(TASK DETAILS):
Starting at the first line of the listing below, retype each line up to and including the one that contains "import pandas as pd". Leave pictures out.

(DATA SHOWN):
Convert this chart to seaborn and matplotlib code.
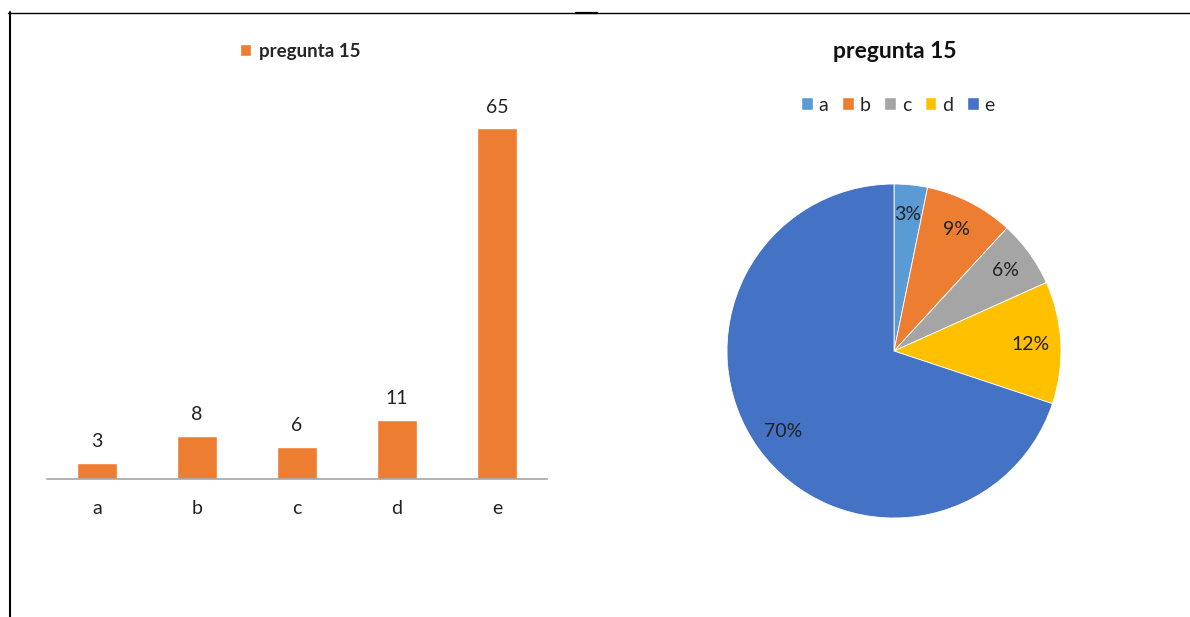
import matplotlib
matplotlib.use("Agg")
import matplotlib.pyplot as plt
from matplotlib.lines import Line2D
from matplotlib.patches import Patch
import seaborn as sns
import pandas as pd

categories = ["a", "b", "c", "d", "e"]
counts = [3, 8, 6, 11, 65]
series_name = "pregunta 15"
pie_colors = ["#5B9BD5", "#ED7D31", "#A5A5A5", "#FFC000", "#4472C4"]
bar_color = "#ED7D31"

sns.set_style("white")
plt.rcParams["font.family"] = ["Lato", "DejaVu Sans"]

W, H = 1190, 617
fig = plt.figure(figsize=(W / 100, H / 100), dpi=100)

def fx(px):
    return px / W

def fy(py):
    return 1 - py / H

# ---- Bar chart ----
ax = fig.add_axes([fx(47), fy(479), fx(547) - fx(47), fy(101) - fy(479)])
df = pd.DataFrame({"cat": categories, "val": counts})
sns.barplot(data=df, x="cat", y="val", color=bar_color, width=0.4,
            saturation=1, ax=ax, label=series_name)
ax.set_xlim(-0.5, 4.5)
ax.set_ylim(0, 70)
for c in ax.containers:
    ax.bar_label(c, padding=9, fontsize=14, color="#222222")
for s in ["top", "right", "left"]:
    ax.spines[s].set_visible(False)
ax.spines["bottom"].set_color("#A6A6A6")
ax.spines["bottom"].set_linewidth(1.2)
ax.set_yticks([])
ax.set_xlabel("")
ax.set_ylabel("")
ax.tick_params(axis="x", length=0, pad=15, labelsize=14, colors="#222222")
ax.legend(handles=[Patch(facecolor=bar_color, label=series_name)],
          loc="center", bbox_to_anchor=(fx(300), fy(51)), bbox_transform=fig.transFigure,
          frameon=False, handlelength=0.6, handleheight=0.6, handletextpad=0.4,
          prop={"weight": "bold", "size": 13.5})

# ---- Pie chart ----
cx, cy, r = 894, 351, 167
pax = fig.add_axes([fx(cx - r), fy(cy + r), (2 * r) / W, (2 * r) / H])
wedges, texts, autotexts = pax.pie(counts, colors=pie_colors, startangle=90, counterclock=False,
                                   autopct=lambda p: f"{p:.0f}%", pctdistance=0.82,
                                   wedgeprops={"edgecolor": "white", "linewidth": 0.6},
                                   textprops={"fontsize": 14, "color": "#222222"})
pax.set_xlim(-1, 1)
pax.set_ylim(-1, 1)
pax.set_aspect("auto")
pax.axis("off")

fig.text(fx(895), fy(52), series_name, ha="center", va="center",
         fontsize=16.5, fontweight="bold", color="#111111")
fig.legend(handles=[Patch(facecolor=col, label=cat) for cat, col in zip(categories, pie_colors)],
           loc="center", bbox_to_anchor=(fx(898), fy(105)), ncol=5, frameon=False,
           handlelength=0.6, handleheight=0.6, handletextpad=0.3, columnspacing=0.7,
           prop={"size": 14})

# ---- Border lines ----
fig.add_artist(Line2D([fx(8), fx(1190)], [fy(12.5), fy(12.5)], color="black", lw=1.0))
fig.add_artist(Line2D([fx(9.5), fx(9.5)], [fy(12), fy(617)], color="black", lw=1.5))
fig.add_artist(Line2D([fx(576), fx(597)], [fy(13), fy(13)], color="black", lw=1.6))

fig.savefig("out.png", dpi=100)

(CORRECT OUTPUT):
Convert this chart to seaborn and matplotlib code.
import matplotlib
matplotlib.use("Agg")
import matplotlib.pyplot as plt
from matplotlib.lines import Line2D
from matplotlib.patches import Patch
import seaborn as sns
import pandas as pd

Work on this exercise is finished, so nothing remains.